У Робера чаще бывали всякие осложнения, чем у меня. Ко мне в общем меньше цеплялись, хотя он и физически был сильней и выдержка у него обычно была железная. Но он порядком смахивал на еврея, особенно в лагере, когда глаза и нос сделались непропорционально большими на его истощенном лице, и этого было достаточно, чтоб привлечь внимание эсэсовцев и капо. Даже если они знали, что Робер не еврей, им все же хотелось его помучить. Я не в силах был защитить его всегда и всюду. Поэтому я решил добиться, чтоб нас обоих зачислили в команду, строящую бараки. Это было нелегко — туда все стремились, там и работа была полегче, и, главное, капо, баварец Франц Юнге, был на редкость порядочным человеком: никого никогда не бил, заступался за своих работников не только на строительстве, но и вообще в лагере, часто выручал их из беды. Пришлось «уговаривать» и самого Франца, чтоб он согласился принять в свою команду двух людей, понятия не имеющих о строительных работах (впрочем, он это делал уже не раз, и без всякого гипноза), и Рупперта, чтобы он не поднимал шума, и еще кое-кого из лагерного начальства. Так или иначе, а мы оказались в этой бригаде. Там мы работали до начала 1943 года; потом в лагере произошли большие перемены к лучшему, и тогда мы с Робером попали на работу по специальности, в медицинский блок — ревир, как он назывался по-лагерному.

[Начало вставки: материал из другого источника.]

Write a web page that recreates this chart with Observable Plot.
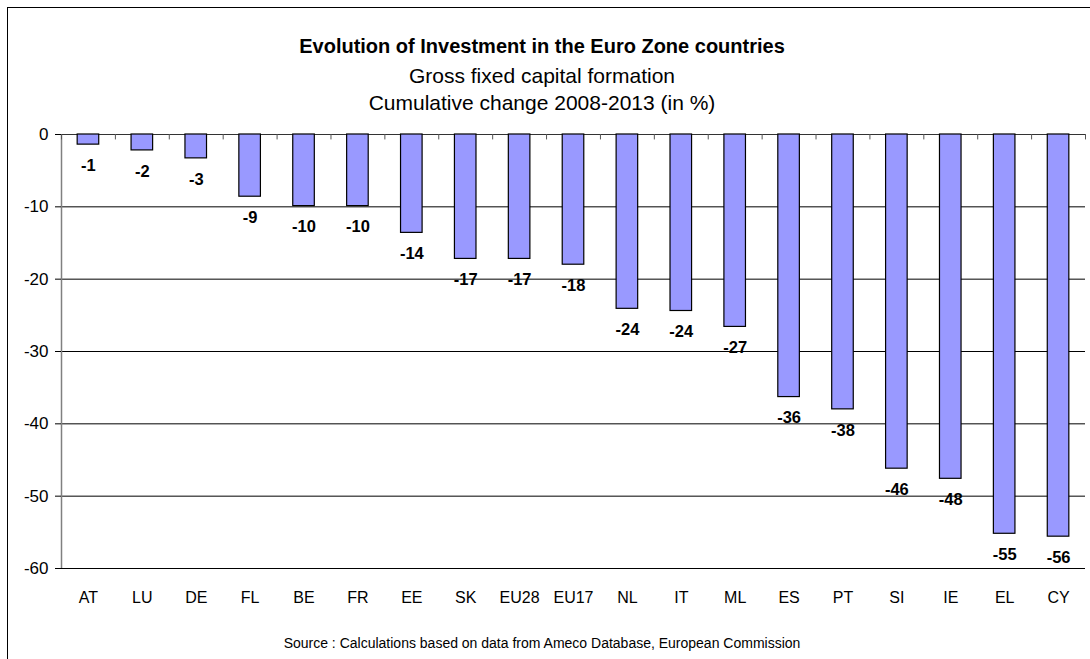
<!DOCTYPE html>
<html><head><meta charset="utf-8">
<script src="https://cdn.jsdelivr.net/npm/d3@7"></script>
<script src="https://cdn.jsdelivr.net/npm/@observablehq/plot@0.6"></script>
<style>
body{margin:0;background:#fff;font-family:"Liberation Sans",Arial,sans-serif;color:#000;}
#frame{position:absolute;left:7px;top:7px;width:1200px;height:800px;border:1.5px solid #000;}
.t{position:absolute;left:0;width:1084px;text-align:center;white-space:nowrap;}
#chart{position:absolute;left:9px;top:120px;}
</style></head><body>
<div id="frame"></div>
<div id="chart"></div>
<div class="t" style="top:34px;font-size:20px;font-weight:bold;line-height:24px">Evolution of Investment in the Euro Zone countries</div>
<div class="t" style="top:64px;font-size:21px;line-height:24px">Gross fixed capital formation</div>
<div class="t" style="top:91px;font-size:21px;line-height:24px">Cumulative change 2008-2013 (in %)</div>
<div class="t" style="top:635px;font-size:14px;line-height:16px">Source : Calculations based on data from Ameco Database, European Commission</div>
<script>
const countries = ["AT","LU","DE","FL","BE","FR","EE","SK","EU28","EU17","NL","IT","ML","ES","PT","SI","IE","EL","CY"];
const changes = [-1.4,-2.2,-3.3,-8.6,-9.9,-9.9,-13.6,-17.2,-17.2,-18.0,-24.1,-24.4,-26.6,-36.3,-38.0,-46.2,-47.6,-55.2,-55.6];
const yTicks = [0,-10,-20,-30,-40,-50,-60];
const gridTicks = [-10,-20,-30,-40,-50,-60];

const data = countries.map((c,i)=>({c, v: changes[i]}));
const W = 1081, ML = 52, MR = 5;
const half = (W - ML - MR) / countries.length / 2;

const chart = Plot.plot({
  width: W, height: 495,
  marginLeft: ML, marginRight: MR, marginTop: 14, marginBottom: 47,
  style: {background: "transparent", fontFamily: "Liberation Sans, Arial, sans-serif", fontSize: "16px", color: "#000", overflow: "visible"},
  x: {domain: countries, paddingInner: 0.6, paddingOuter: 0.3, align: 0.5, round: false},
  y: {domain: [-60, 0]},
  marks: [
    Plot.gridY(gridTicks, {stroke: "#000", strokeOpacity: 1}),
    Plot.ruleX([countries[0]], {y1: 0, y2: -60, dx: -half, stroke: "#808080", strokeWidth: 1.5}),
    Plot.ruleY([0], {stroke: "#333"}),
    Plot.ruleX(countries, {y1: 0, y2: -0.75, dx: -half, stroke: "#555"}),
    Plot.ruleX([countries[countries.length-1]], {y1: 0, y2: -0.75, dx: half, stroke: "#555"}),
    Plot.barY(data, {x: "c", y: "v", fill: "#9999ff", stroke: "#000", strokeWidth: 1.2}),
    Plot.text(data, {x: "c", y: "v", text: d => String(Math.round(d.v)), dy: 21, fontWeight: "bold", fontSize: 16.5, fill: "#000"}),
    Plot.axisY(yTicks, {tickSize: 6, tickPadding: 7, fontSize: 17, tickFormat: d => String(d), label: null}),
    Plot.axisX({tickSize: 0, tickPadding: 23, fontSize: 16, label: null})
  ]
});
document.getElementById("chart").appendChild(chart);
</script>
</body></html>
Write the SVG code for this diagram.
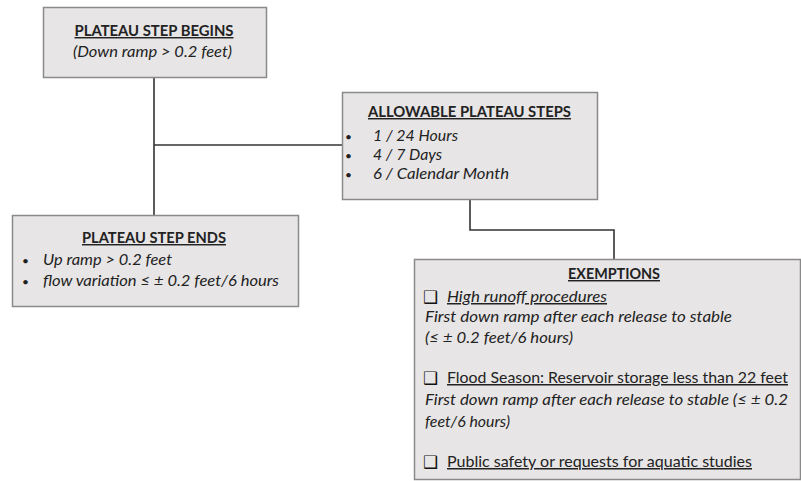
<svg xmlns="http://www.w3.org/2000/svg" width="801" height="481" viewBox="0 0 801 481">
<style>
.box{fill:#e7e5e5;stroke:#8a8a8a;stroke-width:1.5}
.conn{fill:none;stroke:#333;stroke-width:1.6}
text{font-family:Lato,"Liberation Sans",sans-serif;fill:#222;font-size:15px}
.t{font-weight:bold;font-size:14.5px;text-anchor:middle;text-decoration:underline}
.i{font-style:italic}
.u{text-decoration:underline}
.cb{font-family:"DejaVu Sans",sans-serif;font-size:17px;fill:#111}
.b{font-size:12px}
</style>
<rect width="801" height="481" fill="#fff"/>
<g id="connectors">
<path class="conn" d="M154,77 V215"/>
<path class="conn" d="M154,145 H342"/>
<path class="conn" d="M470,199 V230 H614 V259"/>
</g>
<g id="begins">
<rect class="box" x="43.5" y="7.5" width="223" height="70"/>
<text class="t" x="154" y="36" textLength="159" lengthAdjust="spacingAndGlyphs">PLATEAU STEP BEGINS</text>
<text class="i" x="73" y="57" textLength="159" lengthAdjust="spacingAndGlyphs">(Down ramp &gt; 0.2 feet)</text>
</g>
<g id="allowable">
<rect class="box" x="342.5" y="92.5" width="255" height="107"/>
<text class="t" x="469.5" y="117" textLength="203" lengthAdjust="spacingAndGlyphs">ALLOWABLE PLATEAU STEPS</text>
<text class="b" x="345" y="141">•</text><text class="i" x="373" y="141" textLength="85" lengthAdjust="spacingAndGlyphs">1 / 24 Hours</text>
<text class="b" x="345" y="160">•</text><text class="i" x="373" y="160" textLength="69" lengthAdjust="spacingAndGlyphs">4 / 7 Days</text>
<text class="b" x="345" y="179">•</text><text class="i" x="373" y="179" textLength="136" lengthAdjust="spacingAndGlyphs">6 / Calendar Month</text>
</g>
<g id="ends">
<rect class="box" x="12.5" y="215.5" width="286" height="91"/>
<text class="t" x="154" y="243" textLength="144" lengthAdjust="spacingAndGlyphs">PLATEAU STEP ENDS</text>
<text class="b" x="22" y="265">•</text><text class="i" x="43" y="265" textLength="129" lengthAdjust="spacingAndGlyphs">Up ramp &gt; 0.2 feet</text>
<text class="b" x="22" y="286">•</text><text class="i" x="43" y="286" textLength="236" lengthAdjust="spacingAndGlyphs">flow variation ≤ ± 0.2 feet/6 hours</text>
</g>
<g id="exemptions">
<rect class="box" x="414.5" y="259.5" width="386" height="220"/>
<text class="t" x="614" y="279" textLength="92" lengthAdjust="spacingAndGlyphs">EXEMPTIONS</text>
<text class="cb" x="423" y="303">❑</text><text class="i u" x="447" y="302" textLength="160" lengthAdjust="spacingAndGlyphs">High runoff procedures</text>
<text class="i" x="425" y="322" textLength="307" lengthAdjust="spacingAndGlyphs">First down ramp after each release to stable</text>
<text class="i" x="425" y="343" textLength="148" lengthAdjust="spacingAndGlyphs">(≤ ± 0.2 feet/6 hours)</text>
<text class="cb" x="423" y="384">❑</text><text class="u" x="447" y="383" textLength="341" lengthAdjust="spacingAndGlyphs">Flood Season: Reservoir storage less than 22 feet</text>
<text class="i" x="425" y="405" textLength="363" lengthAdjust="spacingAndGlyphs">First down ramp after each release to stable (≤ ± 0.2</text>
<text class="i" x="425" y="427" textLength="85" lengthAdjust="spacingAndGlyphs">feet/6 hours)</text>
<text class="cb" x="423" y="468">❑</text><text class="u" x="447" y="467" textLength="305" lengthAdjust="spacingAndGlyphs">Public safety or requests for aquatic studies</text>
</g>
</svg>
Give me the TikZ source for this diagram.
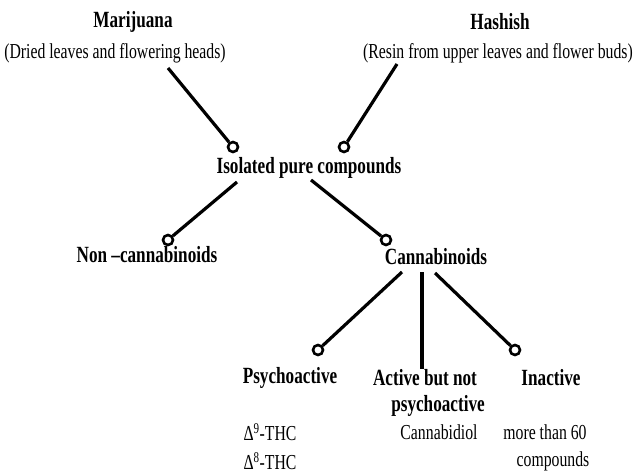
\documentclass[tikz,border=0pt]{standalone}
\usepackage{fontspec}
\setmainfont{Liberation Serif}[FakeStretch=0.74]
\begin{document}
\begin{tikzpicture}[x=1pt,y=-1pt,
  lbl/.style={inner sep=0pt,font=\fontsize{21.3}{23}\selectfont},
  blbl/.style={inner sep=0pt,font=\fontsize{23.2}{25}\selectfont\bfseries},
  dot/.style={circle,draw,line width=2.6pt,minimum size=10pt,inner sep=0pt},
  conn/.style={line width=3.2pt}]
\useasboundingbox (0,0) rectangle (636,473);
% titles
\node[blbl] (mar) at (133,22) {Marijuana};
\node[lbl] (mars) at (115,53) {(Dried leaves and flowering heads)};
\node[blbl] (hash) at (500,22) {Hashish};
\node[lbl] (hashs) at (498,53) {(Resin from upper leaves and flower buds)};
\node[blbl] (iso) at (309,168) {Isolated pure compounds};
\node[blbl] (non) at (147,255) {Non –cannabinoids};
\node[blbl] (can) at (436,257) {Cannabinoids};
\node[blbl] (psy) at (290,378) {Psychoactive};
\node[blbl] (act) at (425,378) {Active but not};
\node[blbl] (act2) at (438,406) {psychoactive};
\node[blbl] (ina) at (551,378) {Inactive};
\node[lbl] (d9) at (270,432) {Δ\textsuperscript{9}-THC};
\node[lbl] (d8) at (270,461) {Δ\textsuperscript{8}-THC};
\node[lbl] (cbd) at (439,432) {Cannabidiol};
\node[lbl] (more) at (545,432) {more than 60};
\node[lbl] (cmp) at (553,461) {compounds};
% connector end circles
\node[dot] (c1) at (233,147) {};
\node[dot] (c2) at (344,147) {};
\node[dot] (c3) at (168,240) {};
\node[dot] (c4) at (386,240) {};
\node[dot] (c5) at (318,350) {};
\node[dot] (c6) at (515,350) {};
% connector start points
\coordinate (m1) at (168,68);
\coordinate (h1) at (397,64);
\coordinate (i1) at (237,182);
\coordinate (i2) at (311,180);
\coordinate (k1) at (402,272);
\coordinate (k2) at (422,272);
\coordinate (k2e) at (422,369);
\coordinate (k3) at (435,273);
\draw[conn] (m1) -- (c1);
\draw[conn] (h1) -- (c2);
\draw[conn] (i1) -- (c3);
\draw[conn] (i2) -- (c4);
\draw[conn] (k1) -- (c5);
\draw[conn] (k2) -- (k2e);
\draw[conn] (k3) -- (c6);
\end{tikzpicture}
\end{document}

Но Роберу всего этого было мало, и он втянул меня в лагерную организацию. Он считал, что просто грех не использовать мои возможности как следует — а «как следует» в его толковании означало: для всех. Я тщетно объяснял ему, что это безумие. Что весь секрет моих успехов — в сосредоточенности на близкой, очень важной для меня лично цели. И еще — что если о моих способностях будут знать многие, то рано или поздно до меня доберутся эсэсовцы. Не могу же я держать весь лагерь под контролем! Но на Робера все эти доводы плохо действовали, и кончилось, разумеется, тем, что я уступил. И вдобавок Робер сказал мне:
— Если б ты был вполне убежден в своей правоте, ты бы постарался меня загипнотизировать и подчинить своей воле. Разве нет?
Он это сказал с ехидцей, а я промолчал. Отчасти потому, что обиделся, но главное — потому, что впервые понял: Робера мне не удастся подчинить своей воле. То есть я впервые об этом вообще подумал, мне и в голову не приходило гипнотизировать Робера, но тут я почувствовал, что это для меня практически невозможно. Не знаю почему, но мне стало тогда страшно. Я испугался, ясно увидев границу своих возможностей именно в тот момент, когда узнал, что от меня потребуют полной отдачи, максимального напряжения. А может, ощутил, что, несмотря на свою загадочную силу, нахожусь в подчинении у Робера.
Вскоре я начал понимать, что Робер был прав. Лагерная организация так блестяще продумывала разные предприятия с учетом моих способностей, так интересно и успешно разыгрывались сложнейшие акции, что мне становилось горько: сколько людей можно было бы спасти, если б я с самого начала работал не один! Я и сам раньше не подозревал, сколько могу сделать при настоящей, крепкой поддержке… Но не всегда… боже, не всегда…
«О чем он думает? Да, все то же… Ряды серых бараков, мокрый, потемневший песок лагерной улицы и монотонные узоры колючей проволоки, четко проступающие на зеленом вечернем небе… Капо Шуман — Ходячая Смерть… Бог мой, до чего страшные лица у всех лагерников, ведь это живые трупы, неужели это так выглядело? Неужели мы все это прошли?»
Я поздно узнал — на четверть часа позже, чем следовало, — о том, что Феликс и Леон, поляки из Варшавы, попались на глаза капо Шуману — Ходячей Смерти в ту минуту, когда они наносили новые данные на карту военных действий.
Какая это была великолепная карта и сколько она стоила труда! Сведения для нее собирались украдкой, по крохам. То кто-нибудь из эсэсовцев бросит неосторожное слово, то заключенный, ремонтируя что-либо в кабинете начальника лагеря, услышит обрывки радиопередачи, то удастся заглянуть в газету… Но зато можно было воочию видеть, как неуклонно продвигаются по карте линии фронтов с востока и с запада, как они сближаются, все плотнее сжимая Германию и неся нам свободу.
Леон и Феликс сделали эту карту, они и вели ее почти три месяца, до середины апреля сорок пятого года. И надо же было попасться, погибнуть так ужасно в преддверии свободы!